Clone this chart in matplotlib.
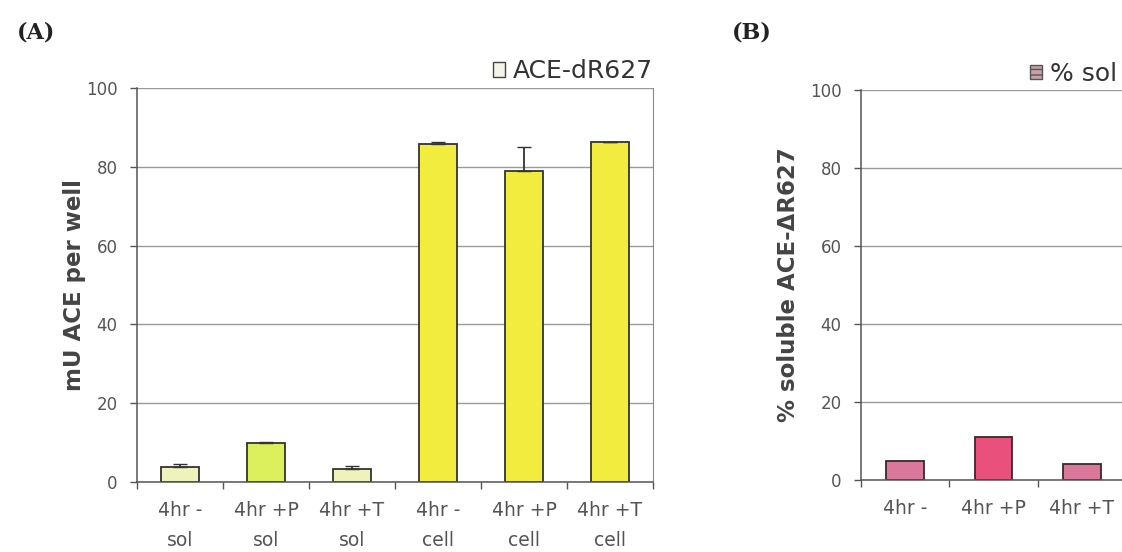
import matplotlib.pyplot as plt
import numpy as np
from matplotlib.patches import Patch

plt.rcParams['font.family'] = ['DejaVu Sans']

# panel A: ACE activity per well
cond_a = ["4hr -\nsol", "4hr +P\nsol", "4hr +T\nsol",
          "4hr -\ncell", "4hr +P\ncell", "4hr +T\ncell"]
activity = [3.8, 9.9, 3.4, 85.8, 79.0, 86.3]
activity_err = [0.7, 0.3, 0.6, 0.4, 6.0, 0.0]
colors_a = ["#eef3bc", "#dcef5c", "#eef3bc", "#f1ec3e", "#f1ec3e", "#f1ec3e"]

# panel B: percent soluble
cond_b = ["4hr -", "4hr +P", "4hr +T"]
pct_sol = [4.8, 11.0, 4.1]
colors_b = ["#d9789a", "#e9507c", "#d9789a"]

W, H = 1122, 552
fig = plt.figure(figsize=(W / 100, H / 100), dpi=100)


def px_axes(left, top, right, bottom):
    return fig.add_axes([left / W, 1 - bottom / H, (right - left) / W, (bottom - top) / H])


def style(ax, n):
    ax.set_ylim(0, 100)
    ax.set_xlim(-0.5, n - 0.5)
    ax.set_yticks(np.arange(0, 101, 20))
    ax.yaxis.grid(True, color="#9a9a9a", lw=1)
    ax.set_axisbelow(True)
    ax.spines["top"].set_visible(False)
    for s in ["left", "bottom"]:
        ax.spines[s].set_color("#555555")
        ax.spines[s].set_linewidth(1.1)
    ax.spines["right"].set_color("#8a8a8a")
    ax.tick_params(axis="y", length=5, width=1, color="#555555", pad=9,
                   labelsize=12, labelcolor="#555555")
    ax.set_xticks(np.arange(n))
    ax.set_xticks(np.arange(n + 1) - 0.5, minor=True)
    ax.tick_params(axis="x", which="major", length=0, pad=13.5,
                   labelsize=13.5, labelcolor="#555555")
    ax.tick_params(axis="x", which="minor", length=5, width=1, color="#555555")


ax1 = px_axes(137, 88, 653, 482)
x1 = np.arange(len(cond_a))
ax1.bar(x1, activity, 0.44, color=colors_a, edgecolor="#333333", linewidth=1.3,
        yerr=[np.zeros(len(activity_err)), activity_err], capsize=5,
        error_kw=dict(ecolor="#333333", elinewidth=1.3))
style(ax1, len(cond_a))
ax1.set_xticklabels(cond_a, linespacing=1.75)
ax1.set_ylabel("mU ACE per well", fontsize=16.5, fontweight="bold", color="#444444", labelpad=0)
ax1.legend(handles=[Patch(facecolor="#f4f4e8", edgecolor="#444444", label="ACE-dR627")],
           loc="lower right", bbox_to_anchor=(1.0, 1.012), frameon=False, fontsize=18,
           handlelength=0.5, handleheight=0.5, handletextpad=0.3, borderaxespad=0.0,
           borderpad=0.0, labelcolor="#333333")

ax2 = px_axes(861, 90, 1126, 480)
x2 = np.arange(len(cond_b))
ax2.bar(x2, pct_sol, 0.43, color=colors_b, edgecolor="#3a2a2a", linewidth=1.3)
style(ax2, len(cond_b))
ax2.set_xticklabels(cond_b)
ax2.set_ylabel("% soluble ACE-\u0394R627", fontsize=16.5, fontweight="bold", color="#444444",
               labelpad=7)
ax2.legend(handles=[Patch(facecolor="#c8a0aa", edgecolor="#555555", hatch="---", label="% sol")],
           loc="lower right", bbox_to_anchor=(0.965, 1.01), frameon=False, fontsize=18,
           handlelength=0.5, handleheight=0.5, handletextpad=0.3, borderaxespad=0.0,
           borderpad=0.0, labelcolor="#333333")

fig.text(17 / W, 1 - 33 / H, "(A)", family="DejaVu Serif", fontweight="bold",
         fontsize=16, va="center", ha="left", color="#222222")
fig.text(732 / W, 1 - 33 / H, "(B)", family="DejaVu Serif", fontweight="bold",
         fontsize=16, va="center", ha="left", color="#222222")

fig.savefig("out.png", dpi=100)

--

WHAT TO PRODUCE: In the data above, please extract the lines from the first one through the line with "plt.rcParams['font.family'] = ['DejaVu Sans']", exactly, and keep pictures out.

RESULT:
Clone this chart in matplotlib.
import matplotlib.pyplot as plt
import numpy as np
from matplotlib.patches import Patch

plt.rcParams['font.family'] = ['DejaVu Sans']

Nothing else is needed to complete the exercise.